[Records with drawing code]
########################################

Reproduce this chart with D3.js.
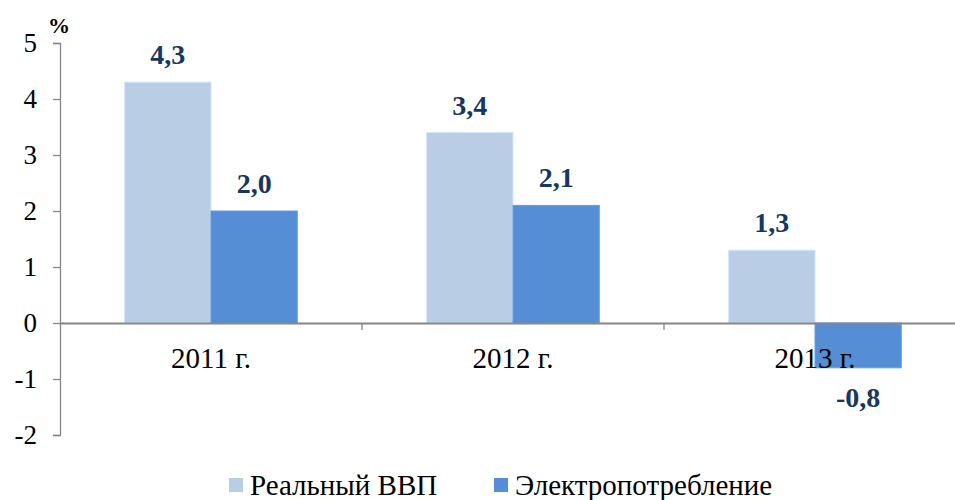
<!DOCTYPE html>
<html lang="ru">

<head>
    <meta charset="utf-8" />
    <title>Реальный ВВП и электропотребление</title>
    <script src="https://cdn.jsdelivr.net/npm/d3@7"></script>
    <style>
        body { margin: 0; background: #fff; }
    </style>
</head>

<body>
    <div id='chart'></div>
</body>
<script>

    let years = ['2011 г.', '2012 г.', '2013 г.'];
    let series = ['Реальный ВВП', 'Электропотребление'];
    let gdp = [4.3, 3.4, 1.3];
    let power = [2.0, 2.1, -0.8];
    let yTicks = [5, 4, 3, 2, 1, 0, -1, -2];
    let colors = ['#B9CDE5', '#558ED5'];

    let serif = '"Liberation Serif", "Times New Roman", monospace';
    let width = 955, height = 500;
    let margin = { top: 43, left: 60 };

    let svg = d3.select('#chart')
        .append('svg')
        .attr('width', width)
        .attr('height', height);

    let x = d3.scaleBand()
        .domain(years)
        .range([margin.left, margin.left + 302 * 3]);

    let x1 = d3.scaleBand()
        .domain(series)
        .range([0, x.bandwidth()])
        .paddingOuter(0.75)
        .paddingInner(0);

    let y = d3.scaleLinear()
        .domain([-2, 5])
        .range([435, margin.top]);

    // y axis
    let yAxis = d3.axisLeft(y)
        .tickValues(yTicks)
        .tickSize(7)
        .tickPadding(16)
        .tickFormat(d => d);
    let gy = svg.append('g')
        .attr('transform', 'translate(' + margin.left + ',0)')
        .call(yAxis);
    gy.selectAll('path, line').attr('stroke', '#868686').attr('stroke-width', 1.3);
    gy.selectAll('text')
        .style('font-family', serif)
        .style('font-size', '27px')
        .attr('fill', '#000');

    svg.append('text')
        .attr('x', 48)
        .attr('y', 33)
        .style('font-family', serif)
        .style('font-size', '22px')
        .style('font-weight', 'bold')
        .text('%');

    let rows = [];
    years.forEach((yr, i) => {
        rows.push({ year: yr, s: series[0], v: gdp[i], c: colors[0] });
        rows.push({ year: yr, s: series[1], v: power[i], c: colors[1] });
    });

    svg.selectAll('.bar')
        .data(rows)
        .enter().append('rect')
        .attr('class', 'bar')
        .attr('x', d => x(d.year) + x1(d.s))
        .attr('width', x1.bandwidth())
        .attr('y', d => y(Math.max(0, d.v)))
        .attr('height', d => Math.abs(y(d.v) - y(0)))
        .attr('fill', d => d.c)
        .attr('stroke', d => d3.color(d.c).brighter(0.3))
        .attr('stroke-width', 1);

    // zero line with category ticks
    let xAxis = d3.axisBottom(x)
        .tickSize(0)
        .tickFormat('');
    let gx = svg.append('g')
        .attr('transform', 'translate(0,' + y(0) + ')')
        .call(xAxis);
    gx.select('path').attr('stroke', '#868686').attr('stroke-width', 2);
    gx.selectAll('.sep')
        .data(years.slice(1))
        .enter().append('line')
        .attr('x1', d => x(d))
        .attr('x2', d => x(d))
        .attr('y1', 0)
        .attr('y2', 7)
        .attr('stroke', '#868686')
        .attr('stroke-width', 1.3);

    svg.selectAll('.cat')
        .data(years)
        .enter().append('text')
        .attr('x', d => x(d) + x.bandwidth() / 2)
        .attr('y', y(0) + 45)
        .attr('text-anchor', 'middle')
        .style('font-family', serif)
        .style('font-size', '29px')
        .text(d => d);

    svg.selectAll('.val')
        .data(rows)
        .enter().append('text')
        .attr('x', d => x(d.year) + x1(d.s) + x1.bandwidth() / 2)
        .attr('y', d => d.v >= 0 ? y(d.v) - 18 : y(d.v) + 39)
        .attr('text-anchor', 'middle')
        .style('font-family', serif)
        .style('font-size', '28px')
        .style('font-weight', 'bold')
        .attr('fill', '#17375E')
        .text(d => d3.format('.1f')(d.v).replace('.', ',').replace('−', '-'));

    // legend
    let legend = svg.selectAll('.leg')
        .data(series)
        .enter().append('g')
        .attr('transform', (d, i) => 'translate(' + [229, 494][i] + ',478)');
    legend.append('rect')
        .attr('width', 14)
        .attr('height', 14)
        .attr('fill', (d, i) => colors[i]);
    legend.append('text')
        .attr('x', 21)
        .attr('y', 17)
        .style('font-family', serif)
        .style('font-size', '29px')
        .text(d => d);

</script>

</html>
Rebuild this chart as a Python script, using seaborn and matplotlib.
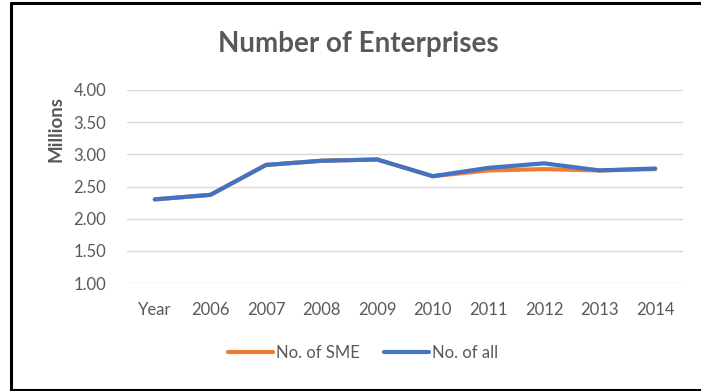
import matplotlib
matplotlib.use("Agg")
import matplotlib.pyplot as plt
from matplotlib.lines import Line2D
import seaborn as sns
import pandas as pd

# Enterprise counts (millions) by year
years = ["Year", "2006", "2007", "2008", "2009", "2010", "2011", "2012", "2013", "2014"]
sme = [2.30, 2.37, 2.835, 2.90, 2.92, 2.66, 2.75, 2.77, 2.75, 2.77]
all_ent = [2.30, 2.37, 2.835, 2.90, 2.92, 2.66, 2.79, 2.86, 2.75, 2.78]
series_names = ["No. of SME", "No. of all"]
y_ticks = [1.00, 1.50, 2.00, 2.50, 3.00, 3.50, 4.00]

sns.set_theme(style="white")
plt.rcParams["font.family"] = ["Lato", "DejaVu Sans"]

df = pd.DataFrame({
    "pos": list(range(len(years))) * 2,
    "value": sme + all_ent,
    "series": [series_names[0]] * len(years) + [series_names[1]] * len(years),
})

colors = {series_names[0]: "#ED7D31", series_names[1]: "#4472C4"}
text_color = "#595959"
lw = 3.0

fig = plt.figure(figsize=(7.01, 3.91), dpi=100)
ax = fig.add_axes([127 / 701, 1 - 283 / 391, 556 / 701, 193 / 391])

sns.lineplot(data=df, x="pos", y="value", hue="series", palette=colors,
             linewidth=lw, ax=ax, legend=False, sort=False)

ax.set_xlim(-0.5, len(years) - 0.5)
ax.set_ylim(1.0, 4.0)
ax.set_yticks(y_ticks)
ax.set_yticklabels([f"{v:.2f}" for v in y_ticks], color=text_color, fontsize=12)
ax.set_xticks(range(len(years)))
ax.set_xticklabels(years, color=text_color, fontsize=12)
ax.tick_params(axis="y", length=0, pad=15)
ax.tick_params(axis="x", length=0, pad=14)
ax.yaxis.grid(True, color="#D9D9D9", linewidth=1.0)
ax.set_axisbelow(True)
for side in ["top", "right", "left", "bottom"]:
    ax.spines[side].set_visible(False)
ax.set_xlabel("")
ax.set_ylabel("")

fig.text(56 / 701, 1 - 129 / 391, "Millions", rotation=90, ha="center", va="center",
         fontsize=13.5, fontweight="bold", color=text_color)

fig.text(358 / 701, 1 - 44 / 391, "Number of Enterprises", ha="center", va="center",
         fontsize=20, fontweight="bold", color=text_color)

handles = [Line2D([0], [0], color=colors[n], linewidth=lw) for n in series_names]
fig.legend(handles, series_names, loc="center", bbox_to_anchor=(363 / 701, 1 - 353 / 391),
           ncol=2, frameon=False, fontsize=12, handlelength=2.7, handletextpad=0.15,
           columnspacing=1.5, labelcolor=text_color)

# Surrounding frame
frame_kw = dict(color="black", linewidth=2.2, transform=fig.transFigure, clip_on=False)
fig.add_artist(Line2D([10.5 / 701, 10.5 / 701], [0, 1 - 2.5 / 391], **frame_kw))
fig.add_artist(Line2D([10.5 / 701, 1], [1 - 2.5 / 391, 1 - 2.5 / 391], **frame_kw))
fig.add_artist(Line2D([10.5 / 701, 1], [1 - 389.5 / 391, 1 - 389.5 / 391], **frame_kw))

fig.savefig("out.png", dpi=100)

########################################

**Challenge:**
Find the word "this" and list each line it appears in.

**Correct result:**
Reproduce this chart with D3.js.
Rebuild this chart as a Python script, using seaborn and matplotlib.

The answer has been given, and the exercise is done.